O ex-presidente Fernando Henrique Cardoso (PSDB) afirmou que dentro do governo Bolsonaro há “setores ultraliberais, na parte econômica, setores que são culturalmente atrasados, reacionários, e setores que são fora do mundo, “démodé””.
FHC avaliou o início do governo e enfatizou que a gestão bolsonarista está “dando muitas cabeçadas, um diz uma coisa, o outro diz outra coisa e tal”. “Eu sou prudente, eu fui presidente, eu sei que é difícil, não gosto de jogar pedra toda hora e às vezes no começo as pessoas custam a se ajeitar. Mas aí é mais do que isso, são setores muito desencontrados”.
“Acredito na humanidade, acho que tem valores universais, direitos humanos, essa coisa toda, então eu torço para que não façam erros, não torço para que errem. Deixa ver o que vai acontecer. Mas que estão dando cabeçada, estão”, repetiu.
“O governo começou complicado, com a recusa do pacto de imigração, dizer que vai sair da convenção sobre o clima, são posições difíceis de imaginar que o mundo aceite com aplausos”, disse em entrevista à rádio RFI, em Paris, onde participou de um debate.
Quando perguntado se ainda tem dúvidas de que o governo de Bolsonaro é de extrema direita, respondeu: “Não, não tenho dúvidas. Eu seria oposição de qualquer maneira, eu não votei nele.
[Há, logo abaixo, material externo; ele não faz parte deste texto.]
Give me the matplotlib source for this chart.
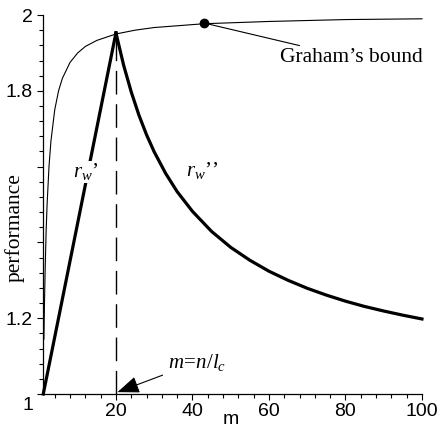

E eu não votei nesse porque tinha um outro candidato [em quem votar], de um outro partido, e também porque eu não concordo com as ideias que ele expressou durante a campanha”. “De extrema direita”, reafirmou, “com visão bastante reacionária, em alguns setores”.
Entretanto, FHC ressalvou que “isso não me leva a dizer que o governo vá ser um governo que quebre as regras democráticas, isso é outra coisa”. “Aí depende, depende do jogo da sociedade, depende da resistência do Parlamento, da imprensa, não é tão simples assim”, afirmou. “Se houver e quando houver atentado quanto a estas questões [bem-estar do povo, do crescimento da economia, da manutenção das regras democráticas], eu acho que quem está na condição deve protestar, deve reagir”, apontou.
O ex-presidente da República explicou porque não votou em Bolsonaro, mas também não declarou voto e nem apoiou Fernando Haddad (PT).
“Eu nunca estive de acordo também com as posições do PT, que levaram à situação, a este descalabro em que nós estamos”, declarou. “Ele botou uma máscara de Lula. Bom, o Lula fez coisas positivas, sem dúvida, mas ao mesmo tempo é responsável pelas transformações negativas ocorridas na vida política brasileira”, continuou.
“Eu não achei que valesse a pena comprometer minha posição de pensamento por uma candidatura que se dizia progressista, mas que tem em si as marcas do desastre que houve no Brasil: a estagnação da economia, pauperização, não intencionada, mas como consequência de muitos malfeitos e muita corrupção. A corrupção não era pessoal só, mas das instituições, o que é mais grave”, destacou o ex-presidente.
Indagado pela entrevistadora se “esta corrupção das instituições já não existia antes? Não é um caso crônico do Brasil?”, Fernando Henrique disse que a corrupção que houve no governo do PT “é outra coisa, muito mais grave”. “É a organização da corrupção como base de poder”. “Não é corrupção de A, de B ou de C que é má-conduta pessoal, que está errado, mas além disso você tem aqui a corrupção de um sistema que passava pela utilização de empresas públicas para financiar empresas privadas que financiavam partidos de maneira sistemática. Isso é algo muito contra a democracia, contra a liberdade. E eu não posso escolher este lado contra o outro”, afirmou.